If Peter and Joan represents audience’s moral compass, the good doctor/mad architect dichotomy soon gets obscure, there is a faint coloration of perverseness underneath Werdegast’s urbanity which is alarming, why he cannot help stroke Joan’s marcel wave? Is he cut from the same clothes like the sinister Poelzig? Like his undue fear of cats, Werdegast has an unsound mind, ravaged by inexpressible torment during the war, when his sole raison d’être is shattered into smithereens, his undoing is as cut-and-dried as Poelzig’s, sardonically, it is his American ally’s bullet that puts him out of his own misery.
After years of cranking out the so-called “Poverty Row” pictures, Ulmer spits out his contempt of Hollywood in DETOUR, when good girl Sue (Drake) decides “I want to try my luck in Hollywood”, “That’s the most stupid thing I ever heard of.” retorts her boyfriend Al Roberts (Neal). The film is told in media res, with a surly-looking Al recalls his ill-fated cross-country hitchhiker journey to join Sue in L.A..
Basically DETOUR is about a straight-up man’s entire life takes a U-turn after a wrong decision, but by making this decision seem inevitable, we are press-ganged to suspend our disbelief of not one, but two accidental deaths that leave Al the most luckless guy ever (yeah, you are still breathing, at the very least!). As a down-trodden saddo, Al is also a subpar average Joe, regarding the instance when he tries to sell the car, after planning it for half of the journey behind the wheel, he doesn’t know the car’s insurance policy, not even bothers to check the documents left in the glove compartment, so can we take it for granted his confessional screed, his “I’m such a miserable innocent” alibi? Al is a sentimental weakling, those who are prone to take the low road under the pretense that they are left no other options in a cynical world. And for once, a man like him is stripped down to his plenary wretchedness.

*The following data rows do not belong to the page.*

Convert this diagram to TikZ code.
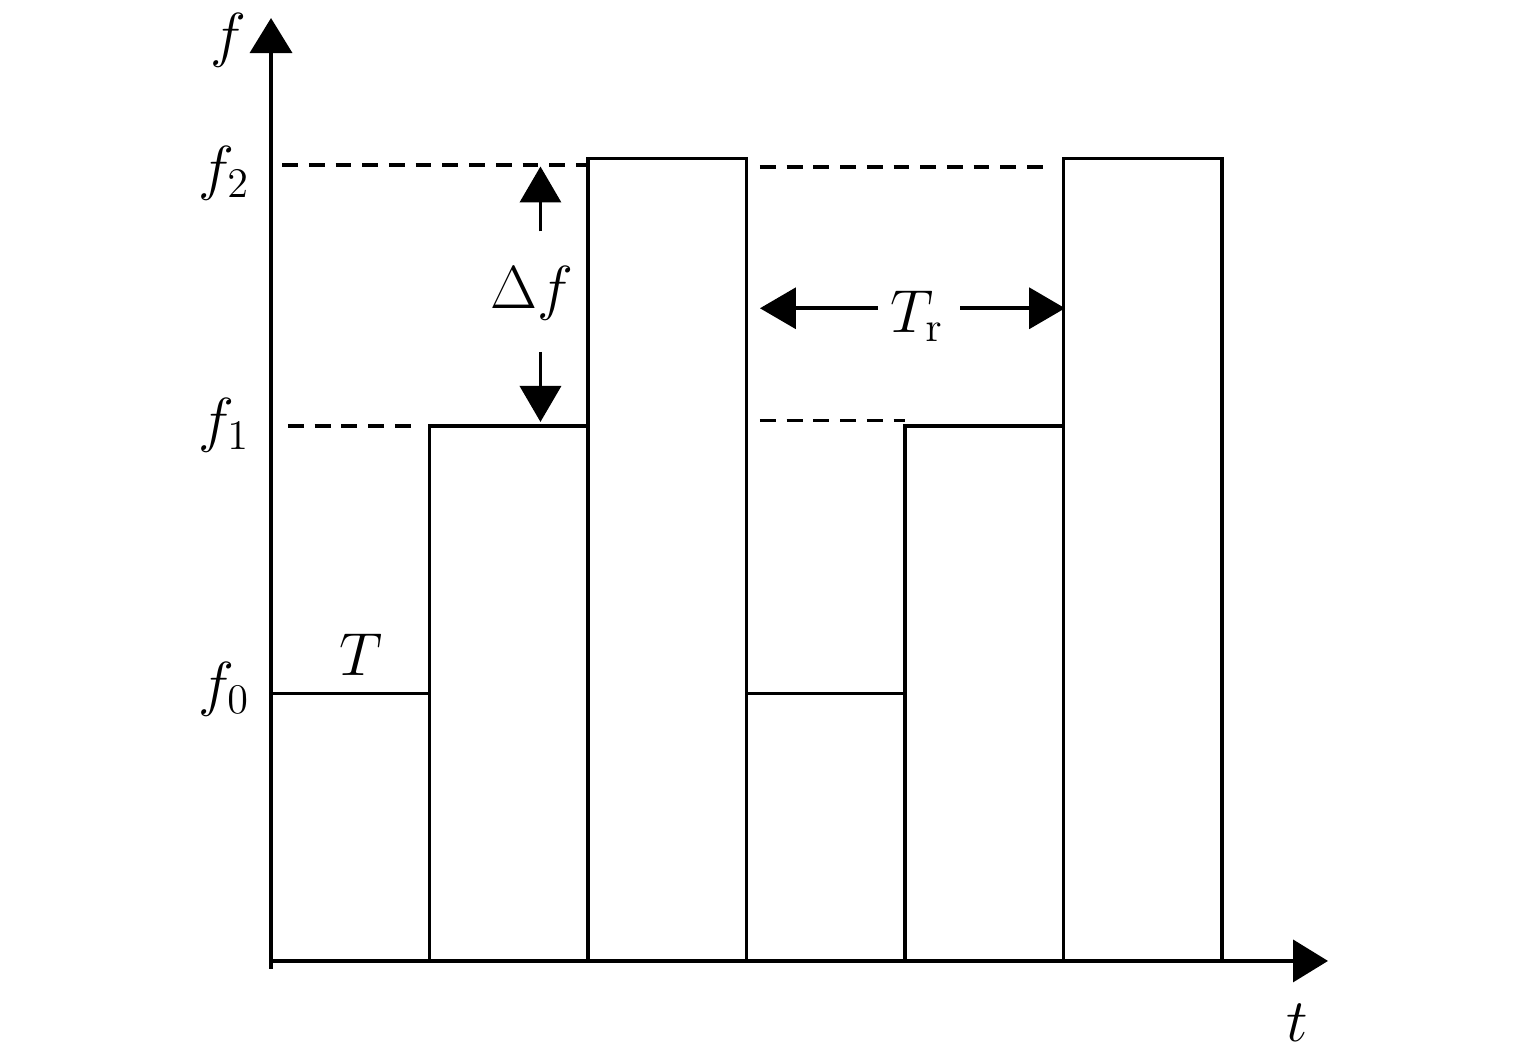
\documentclass[tikz,border=0pt]{standalone}
\usepackage{amsmath}
\usepackage{amssymb}
\usetikzlibrary{arrows.meta}

\tikzset{
  bigtip/.style={-{Triangle[length=0.36cm,width=0.41cm]}},
  axistip/.style={-{Triangle[length=0.35cm,width=0.42cm]}},
  levelline/.style={dash pattern=on 4.5pt off 3.1pt},
}

\begin{document}
\begin{tikzpicture}[x=1.585cm,y=2.675cm,line width=1.05pt,font=\fontsize{18.5}{22}\selectfont]
\useasboundingbox (-1.710,-0.3626) rectangle (7.975,3.5925);

% axes
\coordinate (O) at (0,0);
\coordinate (ftip) at (0,3.525);
\coordinate (ttip) at (6.669,0);
\draw[axistip] (0,-0.03) -- (ftip);
\draw[axistip] (O) -- (ttip);
\node (flab) at (-0.271,3.443) {$f$};
\node (tlab) at (6.473,-0.232) {$t$};

% frequency levels
\node (f0) at (-0.297,1.017) {$f_0$};
\node (f1) at (-0.297,2.004) {$f_1$};
\node (f2) at (-0.297,2.946) {$f_2$};

% steps
\draw (0,1) -- (1,1);
\draw (1,0) -- (1,2) -- (2,2) -- (2,0);
\draw (2,0) -- (2,3) -- (3,3) -- (3,0);
\draw (3,1) -- (4,1);
\draw (4,0) -- (4,2) -- (5,2) -- (5,0);
\draw (5,0) -- (5,3) -- (6,3) -- (6,0);
\node (T) at (0.568,1.144) {$T$};

% dashed levels
\draw[levelline] (0.07,2.976) -- (2,2.976);
\draw[levelline] (3.085,2.968) -- (4.90,2.968);
\draw[levelline] (0.107,2) -- (0.89,2);
\draw[levelline] (3.085,2.02) -- (4,2.02);

% delta f
\node (df) at (1.647,2.497) {$\Delta f$};
\coordinate (df up) at (1.70,2.727);
\coordinate (df top) at (1.70,2.97);
\coordinate (df down) at (1.70,2.277);
\coordinate (df bot) at (1.70,2.015);
\draw[bigtip] (df up) -- (df top);
\draw[bigtip] (df down) -- (df bot);

% repetition period
\node (Tr) at (4.076,2.411) {$T_{\mathrm{r}}$};
\coordinate (Tr l) at (3.83,2.44);
\coordinate (Tr lend) at (3.085,2.44);
\coordinate (Tr r) at (4.35,2.44);
\coordinate (Tr rend) at (5.01,2.44);
\draw[bigtip] (Tr l) -- (Tr lend);
\draw[bigtip] (Tr r) -- (Tr rend);
\end{tikzpicture}
\end{document}
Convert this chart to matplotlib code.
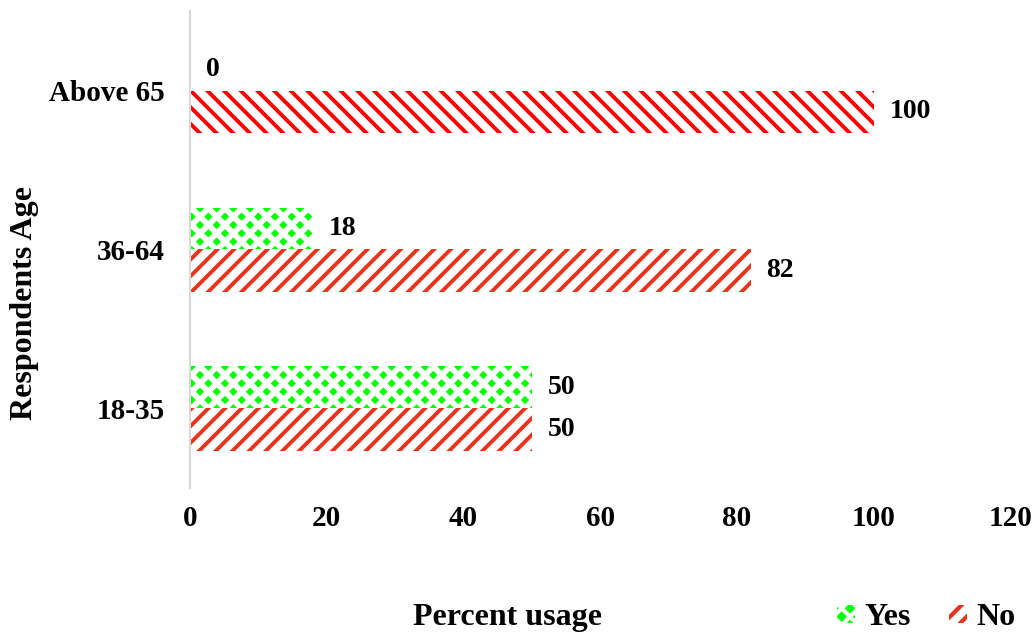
import numpy as np
import matplotlib
matplotlib.use("Agg")
import matplotlib.pyplot as plt
from matplotlib.patches import Patch

# Share of respondents using the service, by age group (percent)
ages = ["18-35", "36-64", "Above 65"]
yes_pct = [50, 18, 0]
no_pct = [50, 82, 100]

GREEN = "#00ff00"
RED_SOFT = "#e8341c"
RED = "#ff0000"

plt.rcParams["font.family"] = ["Liberation Serif", "DejaVu Serif"]
plt.rcParams["font.weight"] = "bold"
plt.rcParams["hatch.linewidth"] = 3.0


def hatch_width(patches, lw):
    for p in patches:
        if hasattr(p, "set_hatch_linewidth"):
            p.set_hatch_linewidth(lw)


fig = plt.figure(figsize=(10.33, 6.35), dpi=100)
ax = fig.add_axes([0.184, 0.2315, 0.794, 0.751])

y = np.arange(len(ages))
h = 0.265
off = 0.132

# Yes bars: green face, white cross hatch leaves diamond tiles
yes_bars = ax.barh(y + off, yes_pct, height=h, color=GREEN, edgecolor="white",
                   hatch="xx", linewidth=0)
hatch_width(yes_bars, 4.2)

# No bars: diagonal stripes, the oldest group drawn with the opposite slant
no_hatch = ["//", "//", "\\\\"]
no_color = [RED_SOFT, RED_SOFT, RED]
for i, v in enumerate(no_pct):
    bars = ax.barh(y[i] - off, v, height=h, color="white", edgecolor=no_color[i],
                   hatch=no_hatch[i], linewidth=0)
    hatch_width(bars, 2.8)

# Value labels
for i in range(len(ages)):
    ax.annotate(f"{yes_pct[i]}", (yes_pct[i], y[i] + off), xytext=(16, 0),
                textcoords="offset pixels",
                va="center", ha="left", fontsize=20, fontweight="bold")
    ax.annotate(f"{no_pct[i]}", (no_pct[i], y[i] - off), xytext=(16, 0),
                textcoords="offset pixels",
                va="center", ha="left", fontsize=20, fontweight="bold")

ax.set_xlim(0, 120)
ax.set_ylim(-0.5, 2.5)
ax.set_xticks(np.arange(0, 121, 20))
ax.set_yticks(y)
ax.set_yticklabels(ages)
ax.tick_params(axis="both", length=0, labelsize=21)
ax.tick_params(axis="x", pad=12)
ax.tick_params(axis="y", pad=18)
for lab in ax.get_xticklabels() + ax.get_yticklabels():
    lab.set_fontweight("bold")

for side in ["top", "right", "bottom"]:
    ax.spines[side].set_visible(False)
ax.spines["left"].set_color("#d9d9d9")
ax.spines["left"].set_linewidth(1.5)

fig.text(0.024, 0.523, "Respondents Age", rotation=90, ha="center", va="center",
         fontsize=23, fontweight="bold")
fig.text(0.491, 0.027, "Percent usage", ha="center", va="center",
         fontsize=23, fontweight="bold")

handles = [Patch(facecolor=GREEN, edgecolor="white", hatch="xx", linewidth=0),
           Patch(facecolor="white", edgecolor=RED_SOFT, hatch="//", linewidth=0)]
hatch_width(handles[:1], 3.0)
fig.legend(handles, ["Yes", "No"], loc="center right",
           bbox_to_anchor=(0.983, 0.027), ncol=2, frameon=False,
           borderaxespad=0, borderpad=0,
           prop={"size": 23, "weight": "bold"},
           handlelength=0.55, handleheight=0.5, handletextpad=0.3,
           columnspacing=1.2)

fig.savefig("out.png", dpi=100)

Neal has a perfectly befitting hangdog face as the submissive doormat, especially when he is pit against a vituperative Vera (Savage), who is an unqualified femme fatale, but Savage plays her with neither glamor nor coldness, instead, her Vera is full of venom and vim, her rapid-fire dominance and resolute blackmail are phenomenal to behold, as if her sole existence is to dare Neal to murder her, she is anathema, and Savage accomplishes this role with flying colors, are you not menaced by her indefatigable aggression?
Both features run a bit over an hour, tautly structured to hook our attention, and both are made with shoestring budget, what distinguishes is Ulmer’s astute perception of atmosphere and rhythm, THE BLACK CAT has two dueling forces in the center, but so far-off from a conventional grisly fare, what packs a punch is the evil lurking in the shadows, darkness, or even lacuna, like Werdegast’s scalpel piercing through Poelzig’s naked skin, off screen of course, but the psychogenic chills, heightened by the swelling music, are the real deal. As for DETOUR, it has a more cohesive narrative core and produces more resonance in its moralization, while Ulmer’s skillful compositional syntax can be perceived from almost every shot, B-level production, but A-level delectation.
referential entries: James Whale’s THE OLD DARK HOUSE (1932, 6.7/10); Erle C. Kenton’s ISLAND OF LOST SOULS (1932, 6.8/10); Robert Aldrich’s KISS ME DEADLY (1955, 6.2/10); Ida Lupino's THE HITCH-HIKER (1953, 7.0/10).